Book recommendations, reviews, and reading lists.
by Tara Westover
| Publisher | Random House |
| Published | 2018-02-20 |
| Pages | 353 |
| ISBN | 9780399590504 |
| Categories | Biography & Autobiography |
Readers consistently describe Educated as the kind of book that erases the boundary between memoir and fiction—not because it feels invented, but because Westover's story is so propulsive and immersive that people forget they're reading something true. I see this in how many readers mention getting "through a chapter or two before realizing it was a memoir," and how often it lands on lists of non-fiction books people simply couldn't put down. The sheer pace of the narrative, combined with Westover's refusal to sensationalize or self-pity, creates something that feels urgent rather than ponderous.
What readers seem to appreciate most is the book's unexpected emotional architecture. Multiple commenters point out that Westover finds happiness without romantic love being the engine of her ending—one reader calls this a "bingo" for anyone seeking a female protagonist whose fulfillment doesn't hinge on a partner. The praise extends to how she navigates the impossible tangle of loyalty and self-preservation within her family. The trauma is real, but so is the ambivalence. I notice readers often mention empathizing with Westover's mother in ways that surprised them, even while recoiling from the father's extremism, which speaks to how carefully the relationships are rendered.
The book doesn't attract much structural criticism in these discussions—when mentioned, it's almost always with reverence. The closest thing to a critique I can find isn't about Westover at all, but from a reader comparing Educated to Mary Karr's The Liars' Club and Jeanette Walls's The Glass Castle, noting they read all three concurrently and found themselves struggling more with Karr's mother than Westover's. This triangulation suggests something about Westover's restraint: readers feel she earns their empathy for her family even when those same family members cause enormous harm.
This is for readers who loved The Glass Castle and want something that does the same thing to their understanding of family loyalty and self-invention—the two books are almost always mentioned together, like siblings in the memoir canon. It's also for anyone who appreciates non-fiction that reads with the momentum of a novel; if you've been gripped by Patrick Radden Keefe's Say Nothing or Joan Didion's The Year of Magical Thinking, Westover operates in similar territory where the prose itself keeps you turning pages.

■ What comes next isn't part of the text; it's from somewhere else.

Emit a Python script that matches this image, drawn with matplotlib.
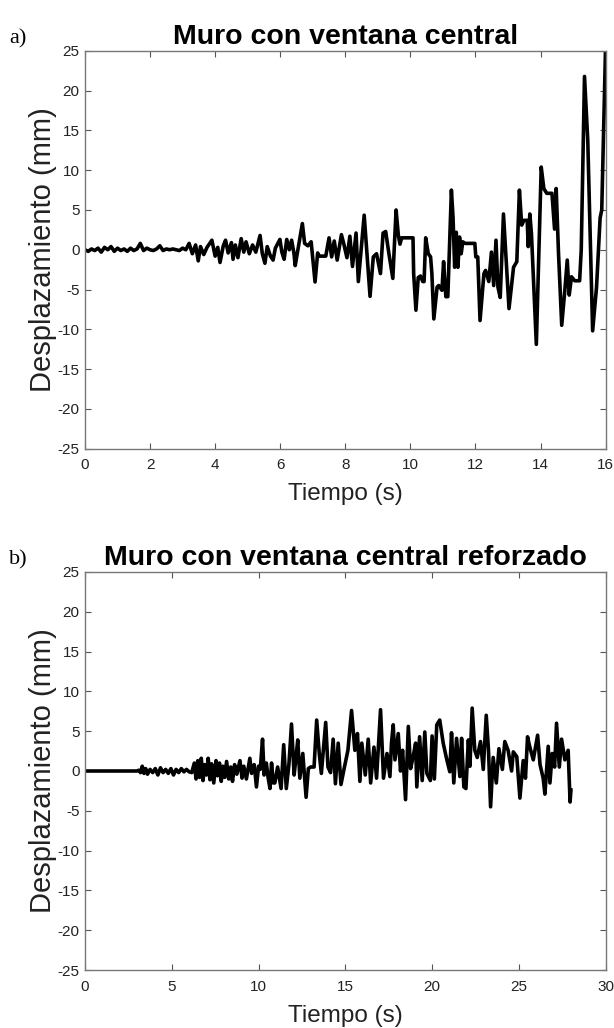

Beyond that, I'd recommend this specifically to people seeking narratives about women who build lives on their own terms. One reader explicitly flagged it as a book where "romantic love has little if nothing to do with" the protagonist's happiness, and Westover's arc—from isolated survivalist childhood to a Cambridge PhD—is fundamentally a story about education as both escape and identity, not about being saved by a partner.
Educated sits at the center of a specific modern memoir cluster: readers almost reflexively pair it with The Glass Castle by Jeannette Walls and The Liars' Club by Mary Karr, three books that examine chaotic, neglectful, or abusive upbringings through the lens of a daughter's clear-eyed recollection. If you're building a reading stack, those three together create a powerful conversation about how different writers metabolize similar material. The book also appears regularly alongside narrative non-fiction that crosses into true crime or cultural history—Killers of the Flower Moon, Say Nothing, Unbroken—suggesting Educated appeals to readers who want truth delivered with the tension and pacing of fiction. One thing to know before starting: the book contains graphic depictions of physical injury and domestic violence, and Westover doesn't soften the edges for comfort. There's no film adaptation, though given its cultural footprint, that feels more like a matter of time than an impossibility.